Colaboração global: fóruns e plataformas gamificadas promovem troca multicultural.
Aprendizagem contínua e prática: integração com tarefas profissionais reforça retenção.
Desvantagens
Desigualdade digital: 25% dos adultos enfrentam barreiras de acesso.
Cognitive offloading: risco de terceirização da memória e do raciocínio.
Superficialidade: MOOCs têm taxa de conclusão de apenas ~5%.
Viés de automação: aceitação acrítica de respostas fornecidas pela IA.
Homogeneização criativa: menor diversidade de ideias em processos mediados por IA.
Riscos técnicos: até 40% dos códigos gerados por IA podem conter vulnerabilidades.
Implicações práticas para empresas, educação formal e políticas públicas
As oportunidades e riscos da tecnologia no lifelong learning não são apenas dilemas teóricos, eles pedem respostas práticas. Nas empresas, a questão vai além de adotar plataformas: trata-se de construir uma cultura de aprendizagem contínua, em que a IA complemente, e não substitua, a criticidade dos colaboradores. Na educação formal, o desafio é redesenhar currículos que combinem fundamentos sólidos com competências digitais e socioemocionais, garantindo que estudantes aprendam tanto a usar quanto a questionar tecnologias. Já nas políticas públicas, o foco deve estar em ampliar o acesso, reduzir desigualdades digitais e regular o uso de IA na educação para proteger a autonomia do aprendiz. Sem essas frentes, o risco é consolidar uma aprendizagem dependente, desigual e superficial. Na América Latina, esses desafios se tornam ainda mais urgentes diante das desigualdades estruturais que limitam a inclusão digital.

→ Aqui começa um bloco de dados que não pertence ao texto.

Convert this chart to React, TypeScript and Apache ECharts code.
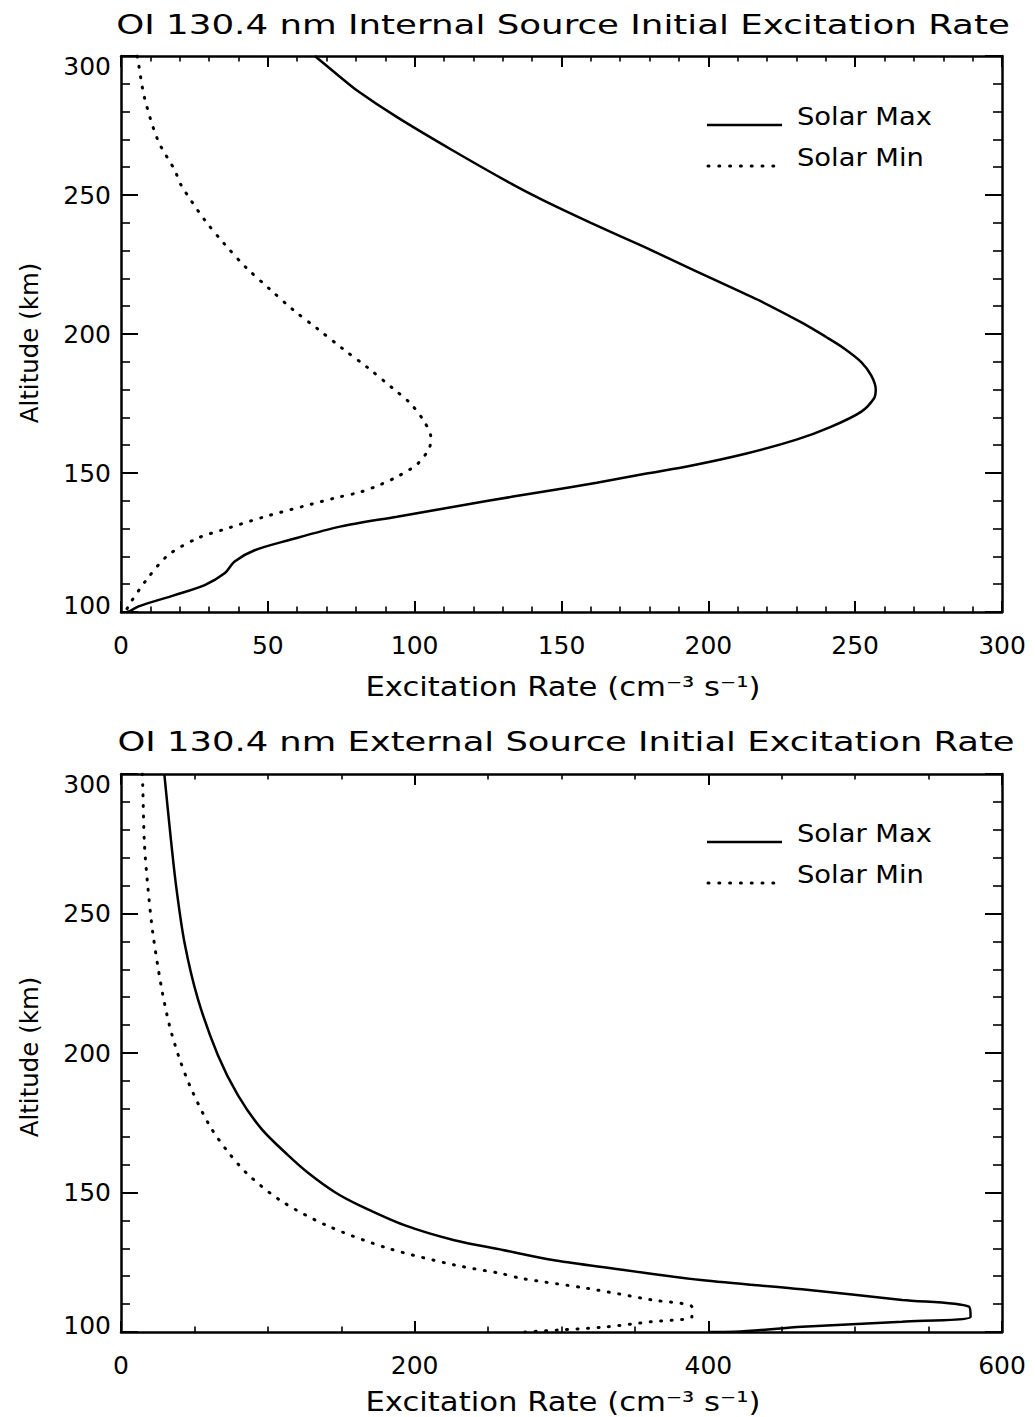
import React, { useEffect, useRef } from 'react';
import * as echarts from 'echarts';

const FONT = '"DejaVu Sans", sans-serif';

// ---- Top panel: internal source (rate in cm^-3 s^-1, altitude in km) ----
const internalMaxAlt = [300, 293, 287.5, 278, 266, 254, 248, 240, 231.4, 223, 214.7, 212, 204, 199, 195, 190, 185, 180, 177, 172, 166.5, 162, 157, 152.6, 149.7, 146.5, 143, 140, 134.3, 130.8, 125.8, 122.2, 118.2, 114, 109.7, 106, 102, 100.3, 100];
const internalMaxRate = [66, 74, 80.5, 94, 113, 133, 144, 160, 178, 195, 212, 217.5, 232, 240, 246, 252, 255.5, 257, 256.5, 252, 241.5, 230, 213, 194, 178.5, 162, 142, 125, 94, 75, 57, 45.5, 38.7, 35.4, 28.5, 18, 6, 3, 2];

const internalMinAlt = [300, 297, 285, 269.6, 258.9, 253.5, 241, 232.3, 223.9, 216.2, 208.8, 201.8, 194.7, 187.9, 180.5, 175.4, 169.4, 162.9, 159, 153.3, 149.1, 145.9, 143.2, 141.4, 138, 134.3, 130, 126.5, 120.4, 112, 103, 100];
const internalMinRate = [5.5, 6, 8, 12.6, 18.3, 20.5, 28.5, 35.3, 42.6, 50.6, 58.5, 67, 75.5, 84, 92.5, 98.2, 102.7, 105.5, 105, 101, 94.8, 88.5, 81.7, 74.4, 62, 49, 36, 26, 16, 9, 3, 1.5];

// ---- Bottom panel: external source ----
const externalMaxAlt = [300, 279, 260, 239.7, 219.5, 199.2, 184.9, 172.9, 163.4, 156.8, 150, 145.5, 138.3, 132.9, 129.4, 125.8, 123.4, 118.6, 115.3, 111.5, 109.1, 105.5, 103.7, 101.9, 100.1, 100];
const externalMaxRate = [29.5, 33.5, 37.5, 43.2, 52.3, 66, 79.6, 95.5, 113.7, 128, 146, 162, 193, 227, 260, 294, 326, 395, 463.8, 532, 577.5, 578.6, 532, 463.8, 418, 400];

const externalMinAlt = [300, 295.8, 275.5, 260, 243.3, 224.2, 209.9, 198, 187.3, 174.1, 164.6, 156.5, 147, 138, 130, 124, 121, 119.2, 115.7, 111.5, 109, 105.5, 103.7, 101.7, 100.7, 100];
const externalMinRate = [14.5, 14.8, 15.9, 18.2, 21.6, 27.3, 33, 39.8, 47.7, 60.2, 72.8, 86.4, 109, 140.9, 181.9, 227.4, 258.5, 272.8, 317, 361.5, 388.8, 388.8, 361.5, 327.4, 297.8, 275];

// ---- Axis settings ----
const altitudeMin = 100;
const altitudeMax = 300;
const altitudeStep = 50;
const topRateMax = 300;
const topRateStep = 50;
const bottomRateMax = 600;
const bottomRateStep = 200;

const titles = [
  'OI 130.4 nm Internal Source Initial Excitation Rate',
  'OI 130.4 nm External Source Initial Excitation Rate',
];
const legendNames = ['Solar Max', 'Solar Min'];
const xName = 'Excitation Rate (cm\u207B\u00B3 s\u207B\u00B9)';
const yName = 'Altitude (km)';

const TICK_FS = 25;

const pairs = (rate: number[], alt: number[]) => alt.map((a, i) => [rate[i], a]);

function xAxes(gridIndex: number, max: number, interval: number, minorSplit: number) {
  const common: any = {
    type: 'value',
    gridIndex,
    min: 0,
    max,
    interval,
    axisLine: { show: true, onZero: false, lineStyle: { color: '#000', width: 2.5 } },
    axisTick: { show: true, inside: true, length: 11, lineStyle: { color: '#000', width: 2 } },
    minorTick: { show: true, splitNumber: minorSplit, length: 5.5, lineStyle: { color: '#000', width: 1.6 } },
    splitLine: { show: false },
    minorSplitLine: { show: false },
  };
  return [
    {
      ...common,
      position: 'bottom',
      axisLabel: { show: true, margin: 21, fontSize: TICK_FS, fontFamily: FONT, color: '#000', showMinLabel: true, showMaxLabel: true },
    },
    { ...common, position: 'top', axisLabel: { show: false } },
  ];
}

function yAxes(gridIndex: number) {
  const base = { fontSize: TICK_FS, fontFamily: FONT, color: '#000' };
  const common: any = {
    type: 'value',
    gridIndex,
    min: altitudeMin,
    max: altitudeMax,
    interval: altitudeStep,
    axisLine: { show: true, onZero: false, lineStyle: { color: '#000', width: 2.5 } },
    axisTick: { show: true, inside: true, length: 17, lineStyle: { color: '#000', width: 2 } },
    minorTick: { show: true, splitNumber: 5, length: 9, lineStyle: { color: '#000', width: 1.6 } },
    splitLine: { show: false },
    minorSplitLine: { show: false },
  };
  return [
    {
      ...common,
      position: 'left',
      axisLabel: {
        show: true,
        margin: 10,
        ...base,
        showMinLabel: true,
        showMaxLabel: true,
        formatter: (v: number) => (v === altitudeMax ? `{hi|${v}}` : v === altitudeMin ? `{lo|${v}}` : `{n|${v}}`),
        rich: {
          n: { ...base },
          hi: { ...base, padding: [21, 0, 0, 0] },
          lo: { ...base, padding: [0, 0, 13, 0] },
        },
      },
    },
    { ...common, position: 'right', axisLabel: { show: false } },
  ];
}

const solidStyle = { color: '#000', width: 2.5 };
const dottedStyle = { color: '#000', width: 3, type: [1, 9.5] as any, cap: 'round' as any };

function lineSeries(name: string, data: number[][], xIdx: number, yIdx: number, style: any) {
  return {
    name,
    type: 'line',
    xAxisIndex: xIdx,
    yAxisIndex: yIdx,
    data,
    showSymbol: false,
    symbol: 'none',
    smooth: 0.3,
    lineStyle: style,
    itemStyle: { color: '#000' },
    clip: true,
    silent: true,
  };
}

function textEl(text: string, x: number, y: number, size: number, scaleX: number, align = 'center', rotation = 0) {
  return {
    type: 'text',
    x,
    y,
    rotation,
    scaleX,
    silent: true,
    style: {
      text,
      font: `${size}px ${FONT}`,
      fill: '#000',
      align,
      textAlign: align,
      verticalAlign: 'middle',
      textVerticalAlign: 'middle',
    },
  };
}

function legendEls(dy: number) {
  return [
    {
      type: 'line',
      silent: true,
      shape: { x1: 707, y1: 125 + dy, x2: 782, y2: 125 + dy },
      style: { stroke: '#000', lineWidth: 2.5 },
    },
    textEl(legendNames[0], 797, 117 + dy, 24, 1.14, 'left'),
    {
      type: 'line',
      silent: true,
      shape: { x1: 708, y1: 166 + dy, x2: 776, y2: 166 + dy },
      style: { stroke: '#000', lineWidth: 3, lineDash: [1, 9.8], lineCap: 'round' },
    },
    textEl(legendNames[1], 797, 158 + dy, 24, 1.14, 'left'),
  ];
}

export default function App() {
  const ref = useRef<HTMLDivElement>(null);
  useEffect(() => {
    document.body.style.margin = '0';
    const chart = echarts.init(ref.current!, null, { renderer: 'svg' });
    const option: any = {
      animation: false,
      backgroundColor: '#fff',
      grid: [
        { left: 121, top: 56, width: 881, height: 556 },
        { left: 121, top: 774, width: 881, height: 558 },
      ],
      xAxis: [
        ...xAxes(0, topRateMax, topRateStep, 5),
        ...xAxes(1, bottomRateMax, bottomRateStep, 4),
      ],
      yAxis: [...yAxes(0), ...yAxes(1)],
      series: [
        lineSeries('Solar Max', pairs(internalMaxRate, internalMaxAlt), 0, 0, solidStyle),
        lineSeries('Solar Min', pairs(internalMinRate, internalMinAlt), 0, 0, dottedStyle),
        lineSeries('Solar Max', pairs(externalMaxRate, externalMaxAlt), 2, 2, solidStyle),
        lineSeries('Solar Min', pairs(externalMinRate, externalMinAlt), 2, 2, dottedStyle),
      ],
      graphic: [
        textEl(titles[0], 563, 25, 27, 1.32),
        textEl(titles[1], 566, 742, 27, 1.31),
        textEl(xName, 563, 687, 26, 1.18),
        textEl(xName, 563, 1402, 26, 1.18),
        textEl(yName, 29, 343, 25, 0.98, 'center', Math.PI / 2),
        textEl(yName, 29, 1057, 25, 0.98, 'center', Math.PI / 2),
        ...legendEls(0),
        ...legendEls(717),
      ],
    };
    chart.setOption(option);
    return () => chart.dispose();
  }, []);
  return <div ref={ref} style={{ width: 1035, height: 1417, background: '#fff' }} />;
}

O equilíbrio entre eficiência e reflexão
O paradoxo está posto: a tecnologia pode ser trampolim ou muleta. O que determinará seu papel é a forma como a sociedade a integra aos processos de aprendizagem.
Algumas estratégias já se mostram promissoras:
- Reflexão antes do uso: estimular aprendizes a formular hipóteses antes de consultar a IA.
 - Interação crítica: solicitar justificativas, contraprovas e evidências nas respostas da máquina.
 - Checagem cruzada: comparar resultados de IA com múltiplas fontes confiáveis.
 - Síntese ativa: registrar aprendizados em palavras próprias, evitando a dependência de respostas prontas.
 - Essas práticas ajudam a manter o papel ativo do humano no processo, preservando a autonomia intelectual.
 
O futuro do aprendizado humano
A tecnologia não é apenas um recurso; é uma força que redefine o próprio significado de aprender. Ao mesmo tempo em que abre portas para milhões, pode enfraquecer as competências que nos tornam críticos e criativos. O desafio não é escolher entre humanos e máquinas, mas decidir como humanos querem conviver com máquinas que também aprendem e ensinam.
O lifelong learning mediado por IA já está redistribuindo oportunidades e ampliando horizontes. No entanto, sua eficácia dependerá menos da potência tecnológica e mais da capacidade humana de usá-la para fortalecer, e não substituir, o pensamento crítico.
No limite, o aprendizado contínuo será aquilo que a humanidade decidir fazer dele: uma corrida por respostas prontas ou um exercício constante de formular novas perguntas. O primeiro caminho nos leva à eficiência sem profundidade; o segundo, ao futuro em que aprender continua sendo a arte de expandir a consciência.